There is good reason to think that the disruptive forces at work in the United States — as they expand the universe of the politically engaged and open the debate to millions who previously paid little or no attention — may do more to damage the left than strengthen it. In other words, just as the use of negative campaign ads and campaign finance loopholes to channel suspect contributions eventually became routine, so too will be the use of social media to confuse and mislead the electorate.

Of course, this problem goes much deeper than the internet.

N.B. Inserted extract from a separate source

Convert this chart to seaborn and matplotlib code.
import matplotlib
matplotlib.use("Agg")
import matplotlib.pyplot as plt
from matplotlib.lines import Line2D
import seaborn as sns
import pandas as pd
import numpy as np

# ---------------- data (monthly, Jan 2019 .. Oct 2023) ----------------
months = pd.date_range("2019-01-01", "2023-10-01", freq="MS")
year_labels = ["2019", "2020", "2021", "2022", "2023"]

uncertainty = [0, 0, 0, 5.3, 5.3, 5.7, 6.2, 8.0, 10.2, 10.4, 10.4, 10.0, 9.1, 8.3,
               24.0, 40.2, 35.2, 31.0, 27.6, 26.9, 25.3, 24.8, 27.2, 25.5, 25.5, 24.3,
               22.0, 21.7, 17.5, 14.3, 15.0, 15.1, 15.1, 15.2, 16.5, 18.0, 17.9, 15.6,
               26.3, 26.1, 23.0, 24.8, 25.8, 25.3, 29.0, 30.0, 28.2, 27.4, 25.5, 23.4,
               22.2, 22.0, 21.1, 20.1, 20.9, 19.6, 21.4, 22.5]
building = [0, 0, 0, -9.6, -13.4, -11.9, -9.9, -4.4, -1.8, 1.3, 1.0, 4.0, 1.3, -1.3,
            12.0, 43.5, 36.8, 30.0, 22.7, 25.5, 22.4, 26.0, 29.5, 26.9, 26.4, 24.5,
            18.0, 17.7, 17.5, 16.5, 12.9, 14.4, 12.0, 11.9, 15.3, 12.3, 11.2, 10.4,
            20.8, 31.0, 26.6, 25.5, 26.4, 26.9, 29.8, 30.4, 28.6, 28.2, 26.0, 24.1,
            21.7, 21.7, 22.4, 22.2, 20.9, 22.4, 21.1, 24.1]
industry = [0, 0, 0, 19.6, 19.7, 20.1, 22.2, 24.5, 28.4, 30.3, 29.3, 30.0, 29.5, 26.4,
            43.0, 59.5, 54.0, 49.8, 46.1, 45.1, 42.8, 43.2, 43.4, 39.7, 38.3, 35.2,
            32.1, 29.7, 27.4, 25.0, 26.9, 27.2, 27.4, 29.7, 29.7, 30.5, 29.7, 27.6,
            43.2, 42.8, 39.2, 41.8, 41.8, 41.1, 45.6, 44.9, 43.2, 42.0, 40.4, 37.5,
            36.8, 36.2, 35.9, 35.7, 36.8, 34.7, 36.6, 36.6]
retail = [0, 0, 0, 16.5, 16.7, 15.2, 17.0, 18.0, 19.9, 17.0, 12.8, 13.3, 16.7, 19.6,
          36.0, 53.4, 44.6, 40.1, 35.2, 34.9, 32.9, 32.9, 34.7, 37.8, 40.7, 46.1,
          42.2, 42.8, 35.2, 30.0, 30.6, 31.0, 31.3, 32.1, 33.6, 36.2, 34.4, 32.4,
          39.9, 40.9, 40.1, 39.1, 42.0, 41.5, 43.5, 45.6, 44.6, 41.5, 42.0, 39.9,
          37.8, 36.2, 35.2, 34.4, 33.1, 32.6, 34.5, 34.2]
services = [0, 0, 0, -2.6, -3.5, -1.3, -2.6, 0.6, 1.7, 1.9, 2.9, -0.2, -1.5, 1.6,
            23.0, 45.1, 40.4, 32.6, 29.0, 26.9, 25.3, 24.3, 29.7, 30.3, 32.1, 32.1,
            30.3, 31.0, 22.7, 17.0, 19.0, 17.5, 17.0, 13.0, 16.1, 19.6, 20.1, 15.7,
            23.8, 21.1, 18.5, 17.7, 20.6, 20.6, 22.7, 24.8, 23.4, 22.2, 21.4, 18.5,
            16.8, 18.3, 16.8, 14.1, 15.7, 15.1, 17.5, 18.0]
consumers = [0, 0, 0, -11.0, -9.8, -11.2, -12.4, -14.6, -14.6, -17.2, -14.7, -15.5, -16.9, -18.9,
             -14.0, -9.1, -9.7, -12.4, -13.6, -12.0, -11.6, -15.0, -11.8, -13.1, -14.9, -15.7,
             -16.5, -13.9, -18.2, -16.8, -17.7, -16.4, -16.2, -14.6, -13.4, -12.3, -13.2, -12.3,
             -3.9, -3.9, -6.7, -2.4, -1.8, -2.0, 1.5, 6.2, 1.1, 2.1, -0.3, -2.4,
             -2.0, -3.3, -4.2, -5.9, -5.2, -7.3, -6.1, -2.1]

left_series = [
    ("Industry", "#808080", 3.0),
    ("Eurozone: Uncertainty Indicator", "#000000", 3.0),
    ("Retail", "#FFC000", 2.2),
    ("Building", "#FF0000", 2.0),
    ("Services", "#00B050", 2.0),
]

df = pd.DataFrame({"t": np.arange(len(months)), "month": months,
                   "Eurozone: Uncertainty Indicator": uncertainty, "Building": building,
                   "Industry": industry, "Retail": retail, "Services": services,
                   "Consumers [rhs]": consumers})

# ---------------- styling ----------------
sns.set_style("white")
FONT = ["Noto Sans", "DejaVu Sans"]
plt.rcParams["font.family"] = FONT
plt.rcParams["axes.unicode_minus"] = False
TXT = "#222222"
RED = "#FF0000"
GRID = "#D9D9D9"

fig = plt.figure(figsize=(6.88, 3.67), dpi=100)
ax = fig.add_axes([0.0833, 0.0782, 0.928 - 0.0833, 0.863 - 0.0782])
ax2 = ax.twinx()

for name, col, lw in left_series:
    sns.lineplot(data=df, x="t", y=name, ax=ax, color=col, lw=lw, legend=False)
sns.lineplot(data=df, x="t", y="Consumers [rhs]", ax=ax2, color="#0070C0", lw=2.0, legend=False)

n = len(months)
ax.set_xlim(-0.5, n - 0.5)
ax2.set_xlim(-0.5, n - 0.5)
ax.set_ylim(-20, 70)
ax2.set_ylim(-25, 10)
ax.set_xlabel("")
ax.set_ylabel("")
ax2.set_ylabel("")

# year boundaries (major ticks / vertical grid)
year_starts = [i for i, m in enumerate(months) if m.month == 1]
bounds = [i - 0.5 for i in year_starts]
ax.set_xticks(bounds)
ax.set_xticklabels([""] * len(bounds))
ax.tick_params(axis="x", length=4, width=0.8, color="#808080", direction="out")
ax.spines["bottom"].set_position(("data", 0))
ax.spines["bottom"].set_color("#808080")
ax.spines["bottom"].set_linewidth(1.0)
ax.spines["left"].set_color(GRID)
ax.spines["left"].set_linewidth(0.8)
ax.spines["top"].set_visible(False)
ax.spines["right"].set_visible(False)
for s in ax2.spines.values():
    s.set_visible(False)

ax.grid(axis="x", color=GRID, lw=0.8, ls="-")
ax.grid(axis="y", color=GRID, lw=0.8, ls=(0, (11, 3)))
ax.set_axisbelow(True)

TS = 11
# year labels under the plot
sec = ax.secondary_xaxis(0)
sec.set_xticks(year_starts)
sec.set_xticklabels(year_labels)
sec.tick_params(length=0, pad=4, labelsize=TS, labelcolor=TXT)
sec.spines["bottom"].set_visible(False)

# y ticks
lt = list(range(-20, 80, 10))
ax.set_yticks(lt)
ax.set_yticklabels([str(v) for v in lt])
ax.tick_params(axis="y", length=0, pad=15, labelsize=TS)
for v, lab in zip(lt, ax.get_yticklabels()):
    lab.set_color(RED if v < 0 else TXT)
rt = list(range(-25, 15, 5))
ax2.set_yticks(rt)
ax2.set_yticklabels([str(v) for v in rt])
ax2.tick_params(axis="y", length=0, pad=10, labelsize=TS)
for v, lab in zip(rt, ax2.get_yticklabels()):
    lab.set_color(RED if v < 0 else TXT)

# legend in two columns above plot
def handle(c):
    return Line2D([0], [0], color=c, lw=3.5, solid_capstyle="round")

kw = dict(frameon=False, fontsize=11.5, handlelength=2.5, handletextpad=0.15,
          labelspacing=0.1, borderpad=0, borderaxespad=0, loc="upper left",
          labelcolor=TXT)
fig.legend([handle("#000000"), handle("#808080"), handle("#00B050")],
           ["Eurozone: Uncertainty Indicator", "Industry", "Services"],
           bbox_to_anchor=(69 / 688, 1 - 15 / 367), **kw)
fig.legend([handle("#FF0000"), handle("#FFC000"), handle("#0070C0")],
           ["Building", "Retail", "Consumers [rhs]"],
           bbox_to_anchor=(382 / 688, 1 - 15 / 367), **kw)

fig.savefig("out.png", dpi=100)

Sam Greene of King’s College London put it this way in an email:

Our politics are vulnerable to nefarious influences — whether of the Kremlin variety or the Breitbart variety — not because our information landscape is open and fluid, but because voters’ perceptions have become untethered from reality. For reasons that are both complex and debatable, very many voters have stopped seeing government as a tool for the production of the common good, and have instead turned to politicians (and others) who at least make them feel good. Thus, the news we consume has become as much about emotion and identity as about facts. That’s where the vulnerability comes in, and its roots are in our politics — not in the internet.